What Is the Least Toxic Choice for Plumbing Pipes?

There are many different choices for plumbing pipes, but which is safest for your home and the environment? There are a few considerations to take, such as chemical leaching, manufacturing and whether the pipes can be recycled.

Chemical Leaching

Copper pipes with lead-free solder have the least problems with leaching.
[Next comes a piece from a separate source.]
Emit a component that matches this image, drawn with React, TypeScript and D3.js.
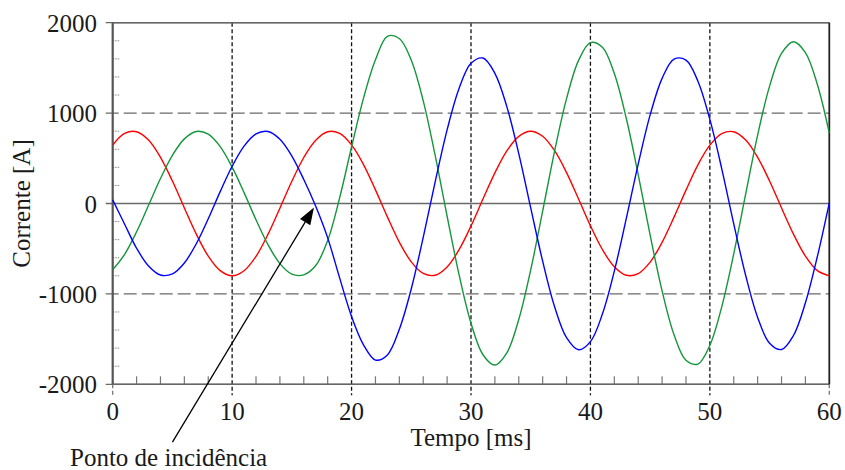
import React from 'react';
import * as d3 from 'd3';

// ---- data ----
const timeMs = [0,1,2,3,4,5,6,7,8,9,10,11,12,13,14,15,16,17,18,19,20,21,22,23,24,25,26,27,28,29,30,31,32,33,34,35,36,37,38,39,40,41,42,43,44,45,46,47,48,49,50,51,52,53,54,55,56,57,58,59,60];
const redCurrent = [647,775,794,702,511,249,-49,-339,-582,-743,-800,-744,-584,-342,-52,246,509,700,794,775,648,430,151,-148,-428,-646,-774,-794,-702,-511,-249,49,339,582,743,800,744,584,342,52,-246,-509,-700,-794,-775,-648,-430,-151,148,428,646,774,794,702,511,249,-49,-339,-582,-743,-800];
const blueCurrent = [40,-229,-495,-691,-791,-779,-658,-445,-169,131,412,635,770,796,710,525,266,-31,-380,-823,-1250,-1563,-1732,-1675,-1391,-943,-375,240,815,1272,1551,1609,1440,1072,551,-49,-638,-1142,-1484,-1618,-1528,-1223,-748,-167,436,980,1384,1597,1586,1353,930,381,-225,-797,-1260,-1545,-1615,-1460,-1098,-586,8];
const greenCurrent = [-732,-562,-313,-20,276,533,715,797,767,629,402,120,-180,-454,-665,-782,-789,-686,-410,62,625,1165,1590,1850,1825,1585,1136,532,-141,-787,-1324,-1673,-1787,-1652,-1283,-734,-84,580,1160,1581,1779,1728,1437,943,320,-351,-967,-1453,-1735,-1776,-1568,-1140,-557,106,757,1298,1661,1790,1670,1316,779];

const xTicks = [0,10,20,30,40,50,60];
const xMinorTicks = [2,4,6,8,12,14,16,18,22,24,26,28,32,34,36,38,42,44,46,48,52,54,56,58];
const yTicks = [-2000,-1000,0,1000,2000];
const yMinorTicks = [-1800,-1600,-1400,-1200,-800,-600,-400,-200,200,400,600,800,1200,1400,1600,1800];

const xLabel = 'Tempo [ms]';
const yLabel = 'Corrente [A]';
const annotationText = 'Ponto de incidência';
const annotationTail = [5.0, -2640];
const annotationHead = [16.85, -45];

const W = 845, H = 470;
const FONT = '"Liberation Serif", "Times New Roman", serif';

export default function App() {
  const x = d3.scaleLinear().domain([0, 60]).range([112.7, 829.3]);
  const y = d3.scaleLinear().domain([-2000, 2000]).range([384.3, 22.7]);
  const [x0, x1] = x.range();
  const [yb, yt] = y.range();

  const mk = (vals: number[]) =>
    d3.line<number>()
      .x((_, i) => x(timeMs[i]))
      .y((v) => y(v))
      .curve(d3.curveCatmullRom.alpha(0.5))(vals) || '';

  const series = [
    { vals: redCurrent, color: '#ff0000' },
    { vals: greenCurrent, color: '#16963c' },
    { vals: blueCurrent, color: '#0000ff' },
  ];

  // arrow geometry
  const ax0 = x(annotationTail[0]), ay0 = y(annotationTail[1]);
  const ax1 = x(annotationHead[0]), ay1 = y(annotationHead[1]);
  const ang = Math.atan2(ay1 - ay0, ax1 - ax0);
  const headLen = 17, headW = 6;
  const bx = ax1 - headLen * Math.cos(ang), by = ay1 - headLen * Math.sin(ang);
  const px = -Math.sin(ang), py = Math.cos(ang);
  const head = `M${ax1},${ay1} L${bx + px * headW},${by + py * headW} L${bx - px * headW},${by - py * headW} Z`;

  return (
    <svg width={W} height={H} style={{ position: 'absolute', left: 0, top: 0, background: '#fff' }}
      fontFamily={FONT}>
      <rect x={0} y={0} width={W} height={H} fill="#fff" />
      {/* horizontal grid */}
      {yTicks.map((t) => (
        <line key={'hg' + t} x1={x0 - 7} x2={x1} y1={y(t)} y2={y(t)}
          stroke="#6a6a6a" strokeWidth={1.3}
          strokeDasharray={Math.abs(t) === 1000 ? '13,5' : undefined} />
      ))}
      {/* vertical grid */}
      {xTicks.map((t) => (
        <line key={'vg' + t} x1={x(t)} x2={x(t)}
          y1={t === 0 || t === 60 ? yb : yt} y2={yb + 11}
          stroke={t === 0 || t === 60 ? '#777' : '#111'} strokeWidth={1.3}
          strokeDasharray="4,2.5" />
      ))}
      {/* minor ticks */}
      {xMinorTicks.map((t) => (
        <line key={'xm' + t} x1={x(t)} x2={x(t)} y1={yb - 8} y2={yb}
          stroke="#777" strokeWidth={1.2} />
      ))}
      {yMinorTicks.map((t) => (
        <line key={'ym' + t} x1={x0} x2={x0 + 7} y1={y(t)} y2={y(t)}
          stroke="#888" strokeWidth={1} strokeDasharray="1.5,1" />
      ))}
      {/* frame */}
      <line x1={x0} x2={x1} y1={yt} y2={yt} stroke="#666" strokeWidth={1.5} />
      <line x1={x0} x2={x1} y1={yb} y2={yb} stroke="#666" strokeWidth={1.5} />
      <line x1={x1} x2={x1} y1={yt} y2={yb} stroke="#222" strokeWidth={1.8} />
      <line x1={x0} x2={x0} y1={yt} y2={yb} stroke="#555" strokeWidth={2.2} />
      {/* series */}
      {series.map((s, i) => (
        <path key={'s' + i} d={mk(s.vals)} fill="none" stroke={s.color} strokeWidth={1.4} />
      ))}
      {/* tick labels */}
      {yTicks.map((t) => (
        <text key={'yl' + t} x={97} y={y(t) + 9} textAnchor="end" fontSize={25} fill="#1a1a1a">{t}</text>
      ))}
      {xTicks.map((t) => (
        <text key={'xl' + t} x={x(t)} y={420} textAnchor="middle" fontSize={25} fill="#1a1a1a">{t}</text>
      ))}
      {/* axis titles */}
      <text x={(x0 + x1) / 2} y={446} textAnchor="middle" fontSize={25} fill="#1a1a1a">{xLabel}</text>
      <text transform={`translate(30, ${y(0)}) rotate(-90)`} textAnchor="middle" fontSize={25} fill="#1a1a1a">{yLabel}</text>
      {/* annotation */}
      <line x1={ax0} y1={ay0} x2={bx} y2={by} stroke="#000" strokeWidth={1.3} />
      <path d={head} fill="#000" />
      <text x={70} y={466} fontSize={25} fill="#1a1a1a">{annotationText}</text>
    </svg>
  );
}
The most common pipe material is copper, but it has the ability to leach into your water and therefore may be less safe for you to drink if the water has been sitting in the pipe for more than 6 hours. Concerns about lead-based solder are unfounded, as modern solders are lead-free. Cross-linked polyethylene (PEX) piping has been shown to leach ethyl tertiary butyl ether, a mildly toxic chemical, and is permeable by other potentially harmful chemicals. Polyvinyl chloride (PVC) itself is safe, but some PVC glues contain dimethylformamide which is also toxic. In all cases, leaching is only a major problem for water with high acidity.


Smoke from a house fire with plastic piping can be a hazard to anyone nearby.

PVC, PEX and other plastic piping use a manufacturing process that is highly toxic to the environment. More importantly, because of the chemicals used in their manufacturing, they can give off toxic gases if your house were to ever catch fire. The manufacturing of copper piping is relatively clean, however there is some ecological impact of copper mining.


Copper is the easiest and most effectively recycled plumbing material.

Copper is easily recycled, lessening its overall impact on the environment. PVC is not recyclable. PEX is theoretically recyclable, but most recycling plants won't process it. PEX continues to have an affect on the environment in landfills, where chemical leaching can occur.